The Topps Company, Inc. has announced a settlement with the Topps Full Value Committee, a group of hedge fund investors including Pembridge Capital Management and Crescendo Partners.  Under the terms of the settlement, Arthur Shorin, Topps' Chairman and CEO, and three committee nominees, Timothy Brog, Arnaud Ajdler, and John Jones will comprise the Company's revised slate of director nominees for election at a reconvened annual meeting on August 25, 2006.  Topps has also agreed to expand its Board of Directors from nine to ten seats and to solicit proxies for all four nominees.


The Topps dispute is of importance to pop culture retailers because Topps owns WizKids, a key player in the hobby games market, while Topps also has a major share of the sports trading card business in the U.S. as well as a portion of the smaller entertainment trading card sector.  The fate of Topps as a supplier is important for many retailers, while the price of Topps stock is the only point of interest for the hedge fund raiders, who believe that Topps should endeavor to be acquired by a larger company that could (supposedly) use its financial resources to expand the Topps brand.

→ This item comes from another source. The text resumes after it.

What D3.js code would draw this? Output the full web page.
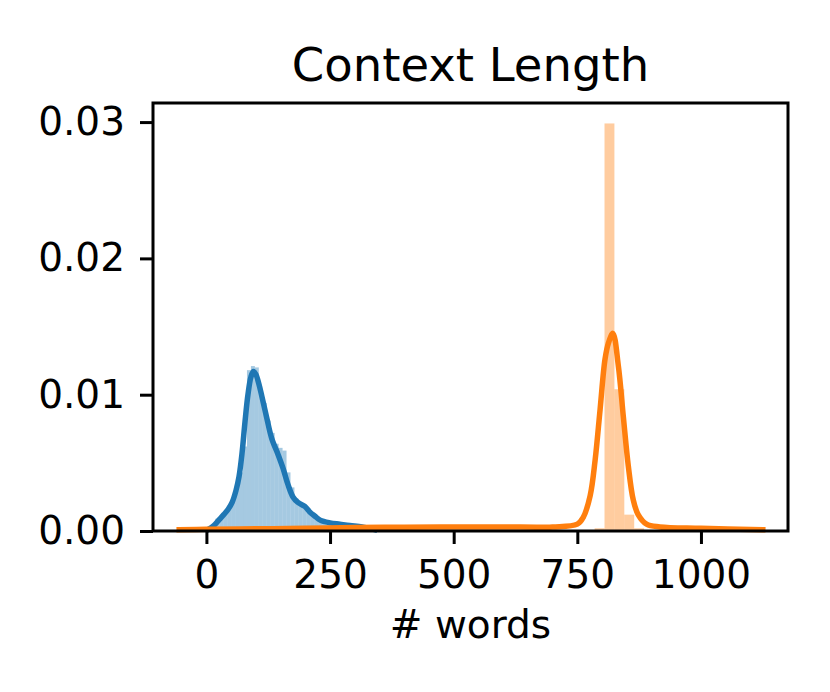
<!DOCTYPE html>
<html>
<head>
<meta charset="utf-8">
<script src="https://cdn.jsdelivr.net/npm/d3@7"></script>
<style>
  body { margin: 0; background: #fff; }
  text { font-family: "DejaVu Sans", sans-serif; fill: #000; }
</style>
</head>
<body>
<svg></svg>
<script>
// ---- data ----
const xTicks = [0, 250, 500, 750, 1000];
const yTicks = [0, 0.01, 0.02, 0.03];

// blue histogram: left edges (bin width 8 words) and densities
const blueBinWidth = 8;
const blueBinStart = [10, 18, 26, 34, 42, 50, 58, 66, 74, 82, 90, 98, 106, 114, 122, 130, 138, 146, 154, 162,
  170, 178, 186, 194, 202, 210, 218, 226, 234, 242, 250, 258, 266, 274, 282, 290, 298, 306];
const blueBinDensity = [0.0003, 0.0009, 0.0011, 0.0014, 0.0018, 0.0022, 0.0030, 0.0043, 0.0062, 0.0118, 0.0121, 0.0120,
  0.0104, 0.0094, 0.0081, 0.0072, 0.0064, 0.0061, 0.0059, 0.0043, 0.0032, 0.0024, 0.0021, 0.0019, 0.0015, 0.0012,
  0.0009, 0.0007, 0.0006, 0.0005, 0.0004, 0.0004, 0.0003, 0.0003, 0.0002, 0.0002, 0.0001, 0.0001];

// orange histogram: left edges (bin width 20 words) and densities
const orangeBinWidth = 20;
const orangeBinStart = [785, 805, 825, 845, 865];
const orangeBinDensity = [0.0002, 0.0299, 0.0104, 0.0012, 0.0002];

// kde curves
const blueKdeX = [3, 15, 25, 35, 44, 52, 60, 66, 72, 78, 84, 90, 95, 100, 106, 112, 122, 132, 145, 155, 165, 175,
  185, 199, 209, 219, 230, 250, 270, 290, 315, 340];
const blueKdeY = [0.0001, 0.0004, 0.0008, 0.0012, 0.0016, 0.0021, 0.0030, 0.0040, 0.0057, 0.0080, 0.0100, 0.0113,
  0.0117, 0.0115, 0.0108, 0.0099, 0.0083, 0.0068, 0.0056, 0.0046, 0.0034, 0.0025, 0.0021, 0.0018, 0.0014, 0.0011,
  0.0008, 0.0006, 0.0005, 0.0004, 0.0003, 0.0001];
const orangeKdeX = [-55, 0, 100, 200, 300, 400, 500, 600, 700, 750, 762, 776, 786, 796, 806, 813, 822, 833, 843,
  853, 863, 873, 890, 917, 1000, 1125];
const orangeKdeY = [0.0001, 0.00012, 0.00016, 0.0002, 0.00025, 0.00028, 0.0003, 0.0003, 0.0003, 0.0005, 0.0010,
  0.0026, 0.0052, 0.0089, 0.0126, 0.0138, 0.0145, 0.0121, 0.0084, 0.0048, 0.0023, 0.0012, 0.0005, 0.0003, 0.0002,
  0.0001];

const blue = '#1f77b4', orange = '#ff7f0e';

// ---- layout ----
const size = {w: 830, h: 692};
const box = {l: 153, r: 788, t: 103, b: 531};

const svg = d3.select('svg').attr('width', size.w).attr('height', size.h);
svg.append('rect').attr('width', size.w).attr('height', size.h).attr('fill', '#fff');

const x = d3.scaleLinear().domain([-108, 1176]).range([box.l, box.r]);
const y = d3.scaleLinear().domain([0, 0.0314]).range([box.b, box.t]);

const line = d3.line()
  .x(d => x(d[0]))
  .y(d => y(d[1]))
  .curve(d3.curveCatmullRom);

function drawHist(starts, dens, width, color) {
  svg.append('g').selectAll('rect')
    .data(starts.map((s, i) => [s, dens[i]]))
    .join('rect')
    .attr('x', d => x(d[0]))
    .attr('width', d => x(d[0] + width) - x(d[0]))
    .attr('y', d => y(d[1]))
    .attr('height', d => y(0) - y(d[1]))
    .attr('fill', color)
    .attr('fill-opacity', 0.4);
}

function drawKde(xs, ys, color) {
  svg.append('path')
    .datum(xs.map((v, i) => [v, ys[i]]))
    .attr('d', line)
    .attr('fill', 'none')
    .attr('stroke', color)
    .attr('stroke-width', 5.5)
    .attr('stroke-linejoin', 'round')
    .attr('stroke-linecap', 'square');
}

drawHist(blueBinStart, blueBinDensity, blueBinWidth, blue);
drawKde(blueKdeX, blueKdeY, blue);
drawHist(orangeBinStart, orangeBinDensity, orangeBinWidth, orange);
drawKde(orangeKdeX, orangeKdeY, orange);

// axes
const xAxis = d3.axisBottom(x).tickValues(xTicks).tickSize(13).tickPadding(16).tickFormat(d3.format('d'));
const yAxis = d3.axisLeft(y).tickValues(yTicks).tickSize(13).tickPadding(15).tickFormat(d3.format('.2f'));

const gx = svg.append('g').attr('transform', `translate(0,${box.b})`).call(xAxis);
const gy = svg.append('g').attr('transform', `translate(${box.l},0)`).call(yAxis);
[gx, gy].forEach(g => {
  g.select('.domain').remove();
  g.selectAll('.tick line').attr('stroke', '#000').attr('stroke-width', 3);
  g.selectAll('.tick text').attr('font-size', 39).attr('font-family', '"DejaVu Sans", sans-serif');
});

// frame
svg.append('rect')
  .attr('x', box.l).attr('y', box.t)
  .attr('width', box.r - box.l).attr('height', box.b - box.t)
  .attr('fill', 'none').attr('stroke', '#000').attr('stroke-width', 3);

svg.append('text')
  .attr('x', (box.l + box.r) / 2).attr('y', 81)
  .attr('text-anchor', 'middle').attr('font-size', 46.5)
  .text('Context Length');

svg.append('text')
  .attr('x', (box.l + box.r) / 2).attr('y', 638)
  .attr('text-anchor', 'middle').attr('font-size', 39)
  .text('# words');
</script>
</body>
</html>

The problem with this strategy lies in the volatile mine-laden marketplace of novelty candy, cards and fads that Topps has navigated so well since its founding in 1938.  Topps has utilized a basically conservative strategy that has kept the company in the black in the lean years following the end of the Pokemon boom (or Garbage Pail Kids, or Ring Pops, or sports cards or any of the various fads of the past half century).  The concept that some mega-conglomerate would have the management and market expertise to handle the constant changes in the pop culture arenas in which Topps participates is far-fetched.


So retailers can only hope that the compromise announced last week will allow the current management to keep the hedge fund raiders in check.  In a Wall Street Journal article concerning the dispute, new board nominee Timothy Brogg of Pembridge Capital Partners (and a former mergers and acquisitions associate at the infamous Skadden Arps law firm), couldn't manage to come up with much in the way of suggestions for the 'improvement' of the Topps company, other than its acquisition by a larger company (which would theoretically pay a price that would raise the value of Pembridge's Topps stock holdings) and moving the production of the company's Ring Pops candy overseas to take advantage of cheaper labor.